Chinese tourism and its robust spending could evaporate quickly, hurting California’s economy in mid-recovery.
The quadrupling of Chinese tourism over the last four years has been super-charging retail sales in California. But high-end designer boutique stores in Orange County, Los Angeles and the Bay Area are already suffering sales declines of about 20 percent as Chinese tourism is starting to slow.
In 2014, nearly 2.2 million visitors from China traveled to the U.S.–up more than 21% from the year before, according to the Office of Travel and Tourism Industries. The Chinese spent almost $24 billion last year, outpacing their 2013 spending by 12.6%.
In a bonanza for retailers, hotels and restaurants, Chinese tourists’ spending during U.S. visits averaged $6,000 per person, the highest in the world. The Chinese have been especially enthusiastic to shop in the U.S. because import duties make luxury goods 20% to 30% cheaper than in China.
Almost half of all Chinese tourists visited California, and Los Angeles was their prime destination. From just 158,000 in 2009, the California Travel and Tourism Commission reported that Los Angeles Chinese tourism jumped to 570,000 last year.

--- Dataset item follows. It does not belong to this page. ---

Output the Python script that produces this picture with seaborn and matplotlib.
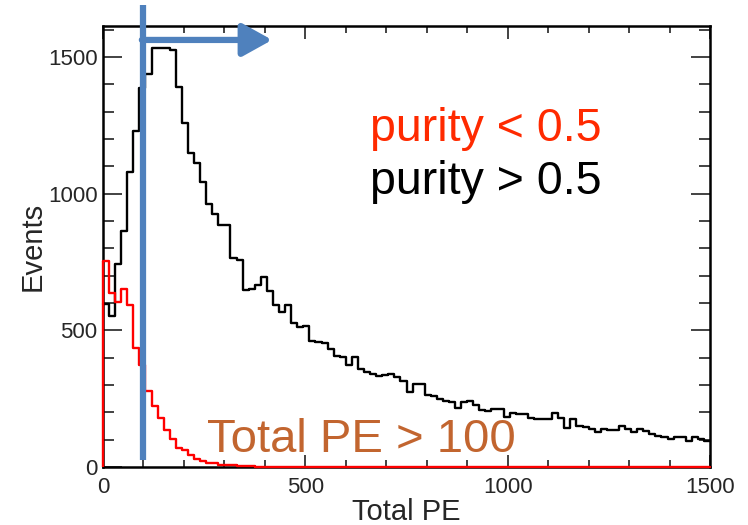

The biggest driver of this growth appears to have been the visa policy approved by Chinese President Xi Jinping and U.S. President Barack Obama in 2009. At the November 2014 Asia-Pacific Economic Cooperation meeting, the two leaders agreed to extend the length of tourist visas to 10 years and student visas to five years. U.S. consulates in China through June recorded a 68 percent increase in visa issuance.
Air China and China Eastern Airlines have been adding direct flights to Los Angeles from cities in China in expectation of the spike in tourism. The Beverly Hills Visitor Center recently commented that more than half of the premier stores in Beverly Hills now employ Mandarin Chinese-speaking salespersons. Most stores in Beverly Hills stores accept China’s Union Pay credit card. Five-star Beverly Hills hotels now feature Chinese-style breakfasts and house slippers year round.
But all these great expectations may have fizzled away in the last month as China suffered an epic stock crash, exports plunged and the nation ordered biggest currency devaluation since the mid-1990s.
China had already been suffering currency flight of $300 billion for the 12 months through June, before the recent set of crisis rocked the nation. That number could hit $1 trillion this year after China in the last six weeks had to spend at least $300 billion stabilizing their stock market after a $3 trillion stock crash. Add about $120 billion for the currency loss on the devaluation; $30 billion in dollar denominated loans; and huge amounts of illegal capital flight.
Sung Won Sohn, an economist at Cal State Channel Islands, told the Los Angeles Times that when it comes to Chinese tourists, he is most concerned about more devaluations of the Chinese yuan currency. Chinese visitors are “the No. 1 spender in Southern California for the tourism industry,” Sohn said. “If depreciation continues it will become more expensive for Chinese tourists to come and spend money in Southern California.”